**BRIEF:** Start at the line containing "Output the LaTeX", stop at the line containing "(0,0) rectangle (1104,642);", and please reproduce every line in between, both ends included, without pictures.

**RECORD EXCERPTS:**
#####
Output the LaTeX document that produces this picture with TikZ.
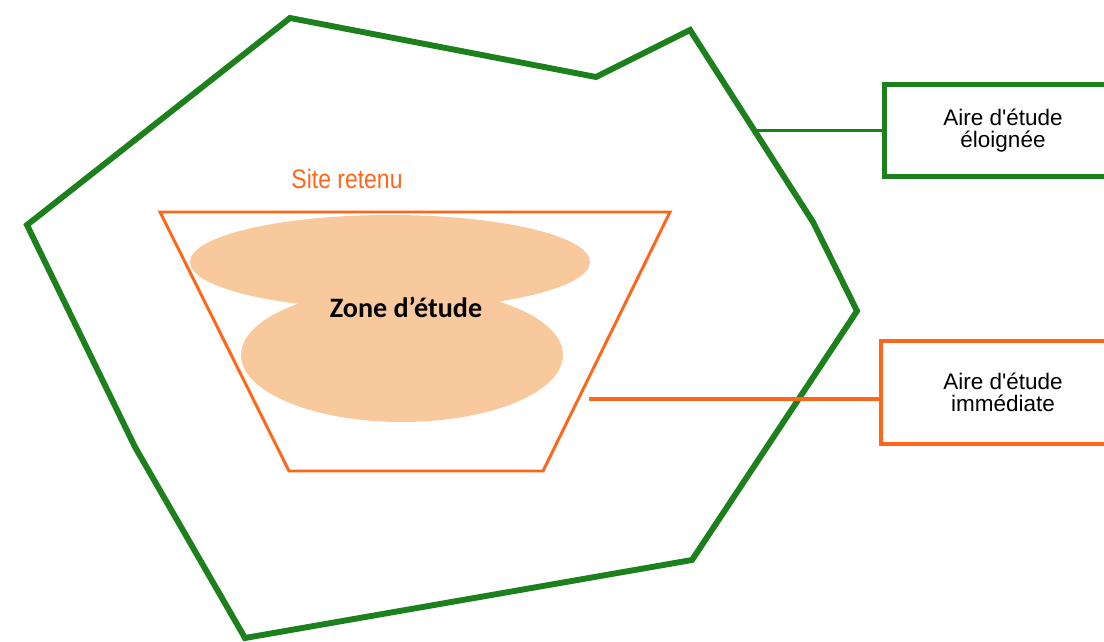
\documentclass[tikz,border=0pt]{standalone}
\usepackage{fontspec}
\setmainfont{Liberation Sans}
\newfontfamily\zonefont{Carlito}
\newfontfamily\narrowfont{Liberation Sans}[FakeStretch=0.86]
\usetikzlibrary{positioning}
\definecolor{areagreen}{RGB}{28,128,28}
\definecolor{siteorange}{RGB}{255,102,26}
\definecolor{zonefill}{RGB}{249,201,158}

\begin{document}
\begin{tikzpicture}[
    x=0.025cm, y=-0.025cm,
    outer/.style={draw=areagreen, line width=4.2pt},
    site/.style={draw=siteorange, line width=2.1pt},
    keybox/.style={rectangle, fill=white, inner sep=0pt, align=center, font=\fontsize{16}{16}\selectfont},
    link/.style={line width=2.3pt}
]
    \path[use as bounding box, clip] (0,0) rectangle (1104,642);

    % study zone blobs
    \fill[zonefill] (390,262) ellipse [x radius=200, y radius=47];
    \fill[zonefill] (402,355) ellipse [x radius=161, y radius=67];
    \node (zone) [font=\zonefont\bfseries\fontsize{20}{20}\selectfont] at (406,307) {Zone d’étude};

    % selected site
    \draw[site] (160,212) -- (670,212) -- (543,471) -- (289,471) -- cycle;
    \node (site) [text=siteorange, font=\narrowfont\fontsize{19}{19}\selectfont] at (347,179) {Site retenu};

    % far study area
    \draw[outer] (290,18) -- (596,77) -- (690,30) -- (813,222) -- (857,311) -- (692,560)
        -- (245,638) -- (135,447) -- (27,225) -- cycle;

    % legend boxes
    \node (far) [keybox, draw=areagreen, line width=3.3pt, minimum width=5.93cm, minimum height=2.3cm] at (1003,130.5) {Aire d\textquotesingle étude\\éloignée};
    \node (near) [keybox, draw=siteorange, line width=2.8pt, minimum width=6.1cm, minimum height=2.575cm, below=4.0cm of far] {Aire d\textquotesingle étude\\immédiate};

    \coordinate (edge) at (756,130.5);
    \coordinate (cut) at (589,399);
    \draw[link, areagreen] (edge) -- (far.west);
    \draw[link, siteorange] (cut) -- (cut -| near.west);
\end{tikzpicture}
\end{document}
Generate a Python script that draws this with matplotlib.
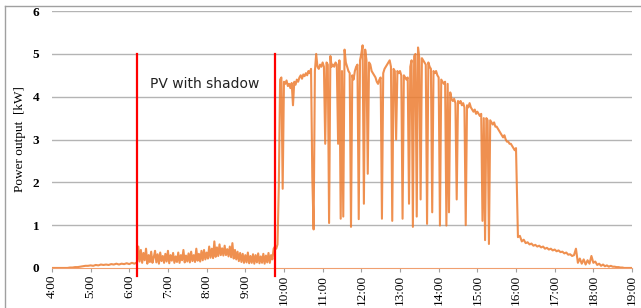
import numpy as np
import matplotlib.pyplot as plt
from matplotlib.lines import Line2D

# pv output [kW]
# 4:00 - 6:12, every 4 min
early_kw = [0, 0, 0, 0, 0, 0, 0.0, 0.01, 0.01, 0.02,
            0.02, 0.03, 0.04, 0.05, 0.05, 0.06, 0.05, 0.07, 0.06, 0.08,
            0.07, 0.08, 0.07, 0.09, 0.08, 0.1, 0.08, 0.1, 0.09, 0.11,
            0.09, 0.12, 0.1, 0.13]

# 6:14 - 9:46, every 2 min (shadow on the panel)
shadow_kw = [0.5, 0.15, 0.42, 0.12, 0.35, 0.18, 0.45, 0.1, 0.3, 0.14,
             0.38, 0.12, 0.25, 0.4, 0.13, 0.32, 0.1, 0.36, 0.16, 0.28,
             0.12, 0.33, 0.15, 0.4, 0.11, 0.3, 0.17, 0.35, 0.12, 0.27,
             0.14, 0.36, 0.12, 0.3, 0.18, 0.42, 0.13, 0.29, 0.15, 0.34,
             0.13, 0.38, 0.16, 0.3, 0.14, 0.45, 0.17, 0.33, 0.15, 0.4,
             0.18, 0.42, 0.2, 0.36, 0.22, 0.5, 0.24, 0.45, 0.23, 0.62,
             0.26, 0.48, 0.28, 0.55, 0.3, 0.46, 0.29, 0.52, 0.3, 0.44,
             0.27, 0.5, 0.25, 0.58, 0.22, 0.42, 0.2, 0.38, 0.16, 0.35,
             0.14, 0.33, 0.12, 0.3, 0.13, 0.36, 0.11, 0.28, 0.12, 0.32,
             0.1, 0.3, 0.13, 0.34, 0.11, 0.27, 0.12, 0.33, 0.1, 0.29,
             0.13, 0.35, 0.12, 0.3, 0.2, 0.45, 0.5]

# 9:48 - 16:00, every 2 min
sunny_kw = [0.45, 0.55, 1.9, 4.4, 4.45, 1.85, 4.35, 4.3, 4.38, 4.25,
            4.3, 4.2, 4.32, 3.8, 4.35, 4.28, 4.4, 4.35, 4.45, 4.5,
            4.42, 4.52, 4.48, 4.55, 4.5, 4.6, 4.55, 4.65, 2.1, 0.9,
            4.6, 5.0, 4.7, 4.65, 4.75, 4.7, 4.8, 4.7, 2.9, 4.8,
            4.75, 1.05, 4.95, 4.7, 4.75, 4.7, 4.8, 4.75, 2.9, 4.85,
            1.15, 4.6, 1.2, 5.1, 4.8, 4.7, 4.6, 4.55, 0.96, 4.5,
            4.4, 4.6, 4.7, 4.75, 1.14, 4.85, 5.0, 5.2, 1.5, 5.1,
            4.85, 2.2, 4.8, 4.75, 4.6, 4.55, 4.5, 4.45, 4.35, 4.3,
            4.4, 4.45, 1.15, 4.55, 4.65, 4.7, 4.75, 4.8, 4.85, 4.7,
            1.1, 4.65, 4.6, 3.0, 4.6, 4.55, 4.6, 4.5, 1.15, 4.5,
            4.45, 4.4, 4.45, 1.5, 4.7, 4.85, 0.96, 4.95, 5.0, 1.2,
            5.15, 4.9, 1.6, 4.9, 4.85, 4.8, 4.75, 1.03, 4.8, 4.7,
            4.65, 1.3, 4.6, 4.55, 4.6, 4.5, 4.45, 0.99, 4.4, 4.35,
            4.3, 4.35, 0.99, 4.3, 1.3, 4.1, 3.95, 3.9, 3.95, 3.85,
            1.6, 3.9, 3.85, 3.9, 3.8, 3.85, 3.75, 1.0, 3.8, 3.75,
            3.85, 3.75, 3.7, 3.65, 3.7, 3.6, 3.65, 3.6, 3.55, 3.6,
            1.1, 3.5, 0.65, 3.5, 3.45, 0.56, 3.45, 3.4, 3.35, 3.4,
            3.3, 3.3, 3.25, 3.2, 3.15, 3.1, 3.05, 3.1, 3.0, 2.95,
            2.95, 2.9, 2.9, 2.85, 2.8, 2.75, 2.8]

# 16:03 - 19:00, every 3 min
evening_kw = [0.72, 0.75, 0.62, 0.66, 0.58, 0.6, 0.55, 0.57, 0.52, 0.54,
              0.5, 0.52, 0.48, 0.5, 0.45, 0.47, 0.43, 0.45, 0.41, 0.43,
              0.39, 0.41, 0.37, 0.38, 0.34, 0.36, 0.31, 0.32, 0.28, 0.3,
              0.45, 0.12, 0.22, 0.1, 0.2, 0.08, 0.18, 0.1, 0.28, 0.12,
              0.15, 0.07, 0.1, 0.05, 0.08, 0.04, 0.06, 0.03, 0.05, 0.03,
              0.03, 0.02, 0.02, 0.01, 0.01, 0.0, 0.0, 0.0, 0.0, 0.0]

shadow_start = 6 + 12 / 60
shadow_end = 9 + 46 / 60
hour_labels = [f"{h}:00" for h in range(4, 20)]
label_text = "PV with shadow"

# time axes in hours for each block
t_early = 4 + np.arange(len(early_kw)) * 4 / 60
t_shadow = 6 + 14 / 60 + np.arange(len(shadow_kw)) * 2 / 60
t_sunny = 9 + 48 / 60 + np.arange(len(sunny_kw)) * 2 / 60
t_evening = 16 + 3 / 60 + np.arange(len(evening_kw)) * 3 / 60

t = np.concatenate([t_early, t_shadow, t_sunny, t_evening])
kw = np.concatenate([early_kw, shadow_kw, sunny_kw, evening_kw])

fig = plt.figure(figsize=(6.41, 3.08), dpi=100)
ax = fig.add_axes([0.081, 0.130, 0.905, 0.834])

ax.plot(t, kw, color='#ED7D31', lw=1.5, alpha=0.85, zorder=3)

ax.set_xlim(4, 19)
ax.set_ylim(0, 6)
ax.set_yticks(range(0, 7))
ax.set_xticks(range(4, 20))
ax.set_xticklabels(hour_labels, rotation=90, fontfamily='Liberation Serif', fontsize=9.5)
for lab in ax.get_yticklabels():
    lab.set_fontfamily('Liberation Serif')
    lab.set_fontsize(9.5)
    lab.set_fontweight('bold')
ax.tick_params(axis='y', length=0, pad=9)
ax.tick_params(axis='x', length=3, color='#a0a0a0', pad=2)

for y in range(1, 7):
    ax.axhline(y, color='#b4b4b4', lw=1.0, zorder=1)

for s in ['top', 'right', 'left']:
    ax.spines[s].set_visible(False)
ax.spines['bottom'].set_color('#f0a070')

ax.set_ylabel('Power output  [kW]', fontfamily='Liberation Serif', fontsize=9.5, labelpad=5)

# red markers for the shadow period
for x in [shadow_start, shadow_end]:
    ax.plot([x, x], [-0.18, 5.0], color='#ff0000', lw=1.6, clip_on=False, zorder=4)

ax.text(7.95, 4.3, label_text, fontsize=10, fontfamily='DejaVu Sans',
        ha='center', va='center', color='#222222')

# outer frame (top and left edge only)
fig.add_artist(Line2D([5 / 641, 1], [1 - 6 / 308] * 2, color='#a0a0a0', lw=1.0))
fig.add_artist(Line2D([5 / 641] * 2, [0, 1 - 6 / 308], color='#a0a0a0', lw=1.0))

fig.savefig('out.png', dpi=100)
#####
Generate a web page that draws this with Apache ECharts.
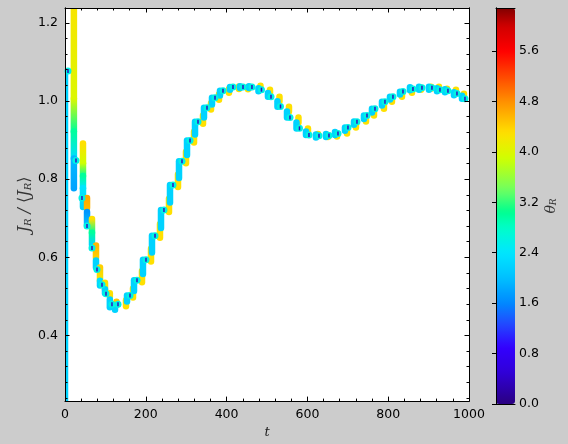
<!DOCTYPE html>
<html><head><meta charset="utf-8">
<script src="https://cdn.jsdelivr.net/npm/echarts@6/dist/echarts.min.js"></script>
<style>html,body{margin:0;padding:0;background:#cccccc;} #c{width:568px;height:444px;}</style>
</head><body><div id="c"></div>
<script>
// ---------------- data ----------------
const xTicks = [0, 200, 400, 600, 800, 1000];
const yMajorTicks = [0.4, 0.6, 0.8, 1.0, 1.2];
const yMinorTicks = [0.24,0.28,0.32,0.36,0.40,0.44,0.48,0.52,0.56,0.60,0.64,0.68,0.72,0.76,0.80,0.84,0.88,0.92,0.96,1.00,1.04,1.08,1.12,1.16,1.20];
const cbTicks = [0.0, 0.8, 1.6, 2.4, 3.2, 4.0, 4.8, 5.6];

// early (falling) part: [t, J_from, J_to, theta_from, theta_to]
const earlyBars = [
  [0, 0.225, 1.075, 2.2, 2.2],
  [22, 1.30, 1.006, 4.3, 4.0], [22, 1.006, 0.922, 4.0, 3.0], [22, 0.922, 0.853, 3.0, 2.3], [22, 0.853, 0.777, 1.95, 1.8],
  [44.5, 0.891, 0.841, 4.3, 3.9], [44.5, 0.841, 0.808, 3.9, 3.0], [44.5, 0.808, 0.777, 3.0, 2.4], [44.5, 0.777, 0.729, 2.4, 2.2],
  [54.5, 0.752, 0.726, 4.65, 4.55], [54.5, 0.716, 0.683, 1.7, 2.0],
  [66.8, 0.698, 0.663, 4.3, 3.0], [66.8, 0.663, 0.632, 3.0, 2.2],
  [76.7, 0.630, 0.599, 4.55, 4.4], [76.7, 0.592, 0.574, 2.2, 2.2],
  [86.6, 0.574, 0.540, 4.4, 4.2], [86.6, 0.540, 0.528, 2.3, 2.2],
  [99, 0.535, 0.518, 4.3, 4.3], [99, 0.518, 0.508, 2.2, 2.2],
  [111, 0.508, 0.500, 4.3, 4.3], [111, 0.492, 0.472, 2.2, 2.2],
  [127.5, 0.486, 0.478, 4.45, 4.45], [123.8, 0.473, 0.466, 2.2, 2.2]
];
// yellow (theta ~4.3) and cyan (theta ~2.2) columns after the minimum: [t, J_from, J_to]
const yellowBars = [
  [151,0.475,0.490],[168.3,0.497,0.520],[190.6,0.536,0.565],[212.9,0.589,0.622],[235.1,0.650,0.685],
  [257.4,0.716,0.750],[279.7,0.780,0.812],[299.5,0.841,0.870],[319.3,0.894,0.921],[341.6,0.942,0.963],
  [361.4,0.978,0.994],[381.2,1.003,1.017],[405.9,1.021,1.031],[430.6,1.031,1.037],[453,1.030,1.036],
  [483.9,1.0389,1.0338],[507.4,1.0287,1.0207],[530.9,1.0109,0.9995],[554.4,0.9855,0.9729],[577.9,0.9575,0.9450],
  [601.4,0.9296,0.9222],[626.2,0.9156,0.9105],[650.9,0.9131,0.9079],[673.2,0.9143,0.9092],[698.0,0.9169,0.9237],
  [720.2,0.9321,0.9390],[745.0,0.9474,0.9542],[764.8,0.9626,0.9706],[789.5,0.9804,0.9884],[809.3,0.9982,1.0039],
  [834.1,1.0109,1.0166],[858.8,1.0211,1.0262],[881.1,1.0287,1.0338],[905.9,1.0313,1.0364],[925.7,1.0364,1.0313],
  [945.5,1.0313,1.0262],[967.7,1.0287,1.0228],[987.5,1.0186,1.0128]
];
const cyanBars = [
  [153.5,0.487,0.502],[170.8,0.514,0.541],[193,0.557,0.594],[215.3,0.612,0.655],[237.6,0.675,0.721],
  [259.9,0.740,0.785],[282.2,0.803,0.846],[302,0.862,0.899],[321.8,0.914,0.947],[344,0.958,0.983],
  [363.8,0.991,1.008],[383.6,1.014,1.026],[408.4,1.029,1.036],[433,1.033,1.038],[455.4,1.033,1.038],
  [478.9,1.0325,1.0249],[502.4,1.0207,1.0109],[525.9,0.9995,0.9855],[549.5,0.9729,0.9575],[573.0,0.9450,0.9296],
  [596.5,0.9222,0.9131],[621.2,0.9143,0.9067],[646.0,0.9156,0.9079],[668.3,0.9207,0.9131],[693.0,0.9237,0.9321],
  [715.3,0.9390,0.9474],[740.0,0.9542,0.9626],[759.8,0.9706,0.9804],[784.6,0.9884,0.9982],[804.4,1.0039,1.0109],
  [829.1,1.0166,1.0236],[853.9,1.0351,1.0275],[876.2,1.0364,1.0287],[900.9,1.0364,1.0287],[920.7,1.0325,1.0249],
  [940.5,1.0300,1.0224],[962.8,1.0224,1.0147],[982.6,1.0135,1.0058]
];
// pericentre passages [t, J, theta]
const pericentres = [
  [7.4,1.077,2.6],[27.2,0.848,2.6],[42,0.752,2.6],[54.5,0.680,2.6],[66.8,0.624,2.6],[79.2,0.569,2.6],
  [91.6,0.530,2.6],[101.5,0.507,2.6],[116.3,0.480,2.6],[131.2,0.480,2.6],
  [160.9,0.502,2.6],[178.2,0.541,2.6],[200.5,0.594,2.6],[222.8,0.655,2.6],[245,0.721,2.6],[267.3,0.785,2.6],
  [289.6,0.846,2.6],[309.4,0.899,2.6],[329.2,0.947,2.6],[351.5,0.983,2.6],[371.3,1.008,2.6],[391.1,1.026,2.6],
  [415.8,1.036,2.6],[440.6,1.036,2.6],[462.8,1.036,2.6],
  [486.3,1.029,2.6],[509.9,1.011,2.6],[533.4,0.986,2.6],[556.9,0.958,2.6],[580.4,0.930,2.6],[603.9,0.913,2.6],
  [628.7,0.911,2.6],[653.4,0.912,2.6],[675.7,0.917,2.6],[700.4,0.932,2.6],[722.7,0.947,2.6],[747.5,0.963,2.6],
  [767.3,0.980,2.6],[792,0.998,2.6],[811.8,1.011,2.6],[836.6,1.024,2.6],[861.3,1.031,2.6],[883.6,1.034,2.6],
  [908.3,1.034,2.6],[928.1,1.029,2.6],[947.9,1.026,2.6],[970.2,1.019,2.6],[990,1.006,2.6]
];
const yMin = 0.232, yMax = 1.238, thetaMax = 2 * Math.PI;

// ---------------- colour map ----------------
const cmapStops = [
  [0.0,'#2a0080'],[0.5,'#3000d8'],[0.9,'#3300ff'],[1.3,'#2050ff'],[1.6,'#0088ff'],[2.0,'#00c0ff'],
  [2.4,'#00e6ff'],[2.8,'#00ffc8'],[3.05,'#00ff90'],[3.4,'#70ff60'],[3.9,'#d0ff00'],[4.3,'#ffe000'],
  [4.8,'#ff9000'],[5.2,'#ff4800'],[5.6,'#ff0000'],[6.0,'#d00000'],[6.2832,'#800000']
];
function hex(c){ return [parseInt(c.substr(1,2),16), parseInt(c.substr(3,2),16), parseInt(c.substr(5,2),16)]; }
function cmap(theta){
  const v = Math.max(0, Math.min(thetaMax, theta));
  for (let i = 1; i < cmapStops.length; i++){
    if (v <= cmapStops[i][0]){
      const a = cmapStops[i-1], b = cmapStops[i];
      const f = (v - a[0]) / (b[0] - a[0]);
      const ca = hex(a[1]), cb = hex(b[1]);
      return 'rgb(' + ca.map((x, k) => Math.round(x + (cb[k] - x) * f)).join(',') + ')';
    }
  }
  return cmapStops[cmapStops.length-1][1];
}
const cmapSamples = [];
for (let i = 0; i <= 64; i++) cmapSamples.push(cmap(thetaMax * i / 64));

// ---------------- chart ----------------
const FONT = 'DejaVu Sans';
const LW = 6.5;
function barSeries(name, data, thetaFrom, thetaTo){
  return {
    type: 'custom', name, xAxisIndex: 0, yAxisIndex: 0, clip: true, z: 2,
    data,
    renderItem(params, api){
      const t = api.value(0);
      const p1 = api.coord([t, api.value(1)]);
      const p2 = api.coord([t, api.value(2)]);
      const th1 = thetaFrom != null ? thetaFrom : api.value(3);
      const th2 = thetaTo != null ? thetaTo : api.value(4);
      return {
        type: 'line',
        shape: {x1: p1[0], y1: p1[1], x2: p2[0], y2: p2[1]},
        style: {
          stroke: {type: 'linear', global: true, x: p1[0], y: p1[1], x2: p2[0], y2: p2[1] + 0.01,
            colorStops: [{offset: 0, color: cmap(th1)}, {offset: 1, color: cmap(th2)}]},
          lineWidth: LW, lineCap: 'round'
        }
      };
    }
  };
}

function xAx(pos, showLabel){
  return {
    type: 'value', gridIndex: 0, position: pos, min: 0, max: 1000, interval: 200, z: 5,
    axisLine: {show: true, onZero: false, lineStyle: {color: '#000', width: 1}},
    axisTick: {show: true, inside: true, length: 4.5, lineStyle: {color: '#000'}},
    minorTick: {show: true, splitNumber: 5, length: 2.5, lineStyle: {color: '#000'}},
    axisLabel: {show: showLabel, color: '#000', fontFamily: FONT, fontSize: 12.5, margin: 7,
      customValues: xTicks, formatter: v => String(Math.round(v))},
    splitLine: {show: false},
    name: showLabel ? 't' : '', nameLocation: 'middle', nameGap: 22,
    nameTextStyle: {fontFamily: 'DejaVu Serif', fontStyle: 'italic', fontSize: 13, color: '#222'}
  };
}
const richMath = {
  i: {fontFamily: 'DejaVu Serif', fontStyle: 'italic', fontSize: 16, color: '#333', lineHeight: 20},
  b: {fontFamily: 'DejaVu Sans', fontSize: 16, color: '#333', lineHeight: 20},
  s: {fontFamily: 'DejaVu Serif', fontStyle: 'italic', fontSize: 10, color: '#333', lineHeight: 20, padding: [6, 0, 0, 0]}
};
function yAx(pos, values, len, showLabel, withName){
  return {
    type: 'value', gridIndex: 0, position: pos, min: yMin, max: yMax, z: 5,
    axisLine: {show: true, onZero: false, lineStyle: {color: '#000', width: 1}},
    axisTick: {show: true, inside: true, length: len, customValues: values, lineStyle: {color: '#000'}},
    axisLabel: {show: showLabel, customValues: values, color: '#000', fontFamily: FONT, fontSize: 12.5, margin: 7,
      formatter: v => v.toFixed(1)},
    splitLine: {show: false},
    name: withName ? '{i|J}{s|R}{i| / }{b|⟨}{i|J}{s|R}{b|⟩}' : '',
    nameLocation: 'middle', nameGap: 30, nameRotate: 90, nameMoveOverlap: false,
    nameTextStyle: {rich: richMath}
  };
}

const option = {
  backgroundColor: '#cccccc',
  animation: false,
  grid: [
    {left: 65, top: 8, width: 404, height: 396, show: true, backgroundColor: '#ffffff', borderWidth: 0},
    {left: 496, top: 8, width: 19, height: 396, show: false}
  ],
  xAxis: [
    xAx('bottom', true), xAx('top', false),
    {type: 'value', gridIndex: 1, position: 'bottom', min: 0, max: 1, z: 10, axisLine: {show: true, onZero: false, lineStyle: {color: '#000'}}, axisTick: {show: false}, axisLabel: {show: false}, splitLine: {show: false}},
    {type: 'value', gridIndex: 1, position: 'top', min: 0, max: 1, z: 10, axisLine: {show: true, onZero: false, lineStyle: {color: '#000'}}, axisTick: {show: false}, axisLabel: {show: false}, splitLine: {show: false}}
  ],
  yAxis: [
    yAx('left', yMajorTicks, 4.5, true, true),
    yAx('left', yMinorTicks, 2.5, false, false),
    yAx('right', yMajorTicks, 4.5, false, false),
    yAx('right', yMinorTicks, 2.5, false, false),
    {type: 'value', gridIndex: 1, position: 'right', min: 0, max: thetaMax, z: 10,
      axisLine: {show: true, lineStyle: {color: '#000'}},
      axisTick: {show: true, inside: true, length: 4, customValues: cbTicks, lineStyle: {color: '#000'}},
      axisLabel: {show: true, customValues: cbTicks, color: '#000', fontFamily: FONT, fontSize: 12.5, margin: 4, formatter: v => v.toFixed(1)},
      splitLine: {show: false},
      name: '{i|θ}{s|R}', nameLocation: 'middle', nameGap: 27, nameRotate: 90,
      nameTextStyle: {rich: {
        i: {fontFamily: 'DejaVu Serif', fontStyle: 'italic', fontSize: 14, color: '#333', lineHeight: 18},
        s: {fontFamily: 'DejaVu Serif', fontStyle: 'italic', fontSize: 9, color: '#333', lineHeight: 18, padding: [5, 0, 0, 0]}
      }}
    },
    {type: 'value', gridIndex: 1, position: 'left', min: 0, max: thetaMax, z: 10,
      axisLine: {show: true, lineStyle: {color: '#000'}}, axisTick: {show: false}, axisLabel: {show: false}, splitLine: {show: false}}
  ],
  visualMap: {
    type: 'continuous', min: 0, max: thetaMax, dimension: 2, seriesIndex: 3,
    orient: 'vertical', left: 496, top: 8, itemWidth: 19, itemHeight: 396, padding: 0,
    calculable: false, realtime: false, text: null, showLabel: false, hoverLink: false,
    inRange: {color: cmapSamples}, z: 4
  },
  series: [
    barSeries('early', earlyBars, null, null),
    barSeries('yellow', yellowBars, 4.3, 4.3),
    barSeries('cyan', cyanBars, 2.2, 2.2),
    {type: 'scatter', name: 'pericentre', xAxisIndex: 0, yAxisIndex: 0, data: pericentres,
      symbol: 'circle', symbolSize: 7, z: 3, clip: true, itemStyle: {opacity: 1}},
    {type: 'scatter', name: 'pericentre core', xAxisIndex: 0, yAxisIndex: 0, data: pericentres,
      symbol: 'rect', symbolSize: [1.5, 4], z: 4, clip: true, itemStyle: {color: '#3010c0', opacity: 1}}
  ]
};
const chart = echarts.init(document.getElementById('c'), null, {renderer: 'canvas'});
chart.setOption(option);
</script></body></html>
#####
**OUTPUT BELOW:**
Output the LaTeX document that produces this picture with TikZ.
\documentclass[tikz,border=0pt]{standalone}
\usepackage{fontspec}
\setmainfont{Liberation Sans}
\newfontfamily\zonefont{Carlito}
\newfontfamily\narrowfont{Liberation Sans}[FakeStretch=0.86]
\usetikzlibrary{positioning}
\definecolor{areagreen}{RGB}{28,128,28}
\definecolor{siteorange}{RGB}{255,102,26}
\definecolor{zonefill}{RGB}{249,201,158}

\begin{document}
\begin{tikzpicture}[
    x=0.025cm, y=-0.025cm,
    outer/.style={draw=areagreen, line width=4.2pt},
    site/.style={draw=siteorange, line width=2.1pt},
    keybox/.style={rectangle, fill=white, inner sep=0pt, align=center, font=\fontsize{16}{16}\selectfont},
    link/.style={line width=2.3pt}
]
    \path[use as bounding box, clip] (0,0) rectangle (1104,642);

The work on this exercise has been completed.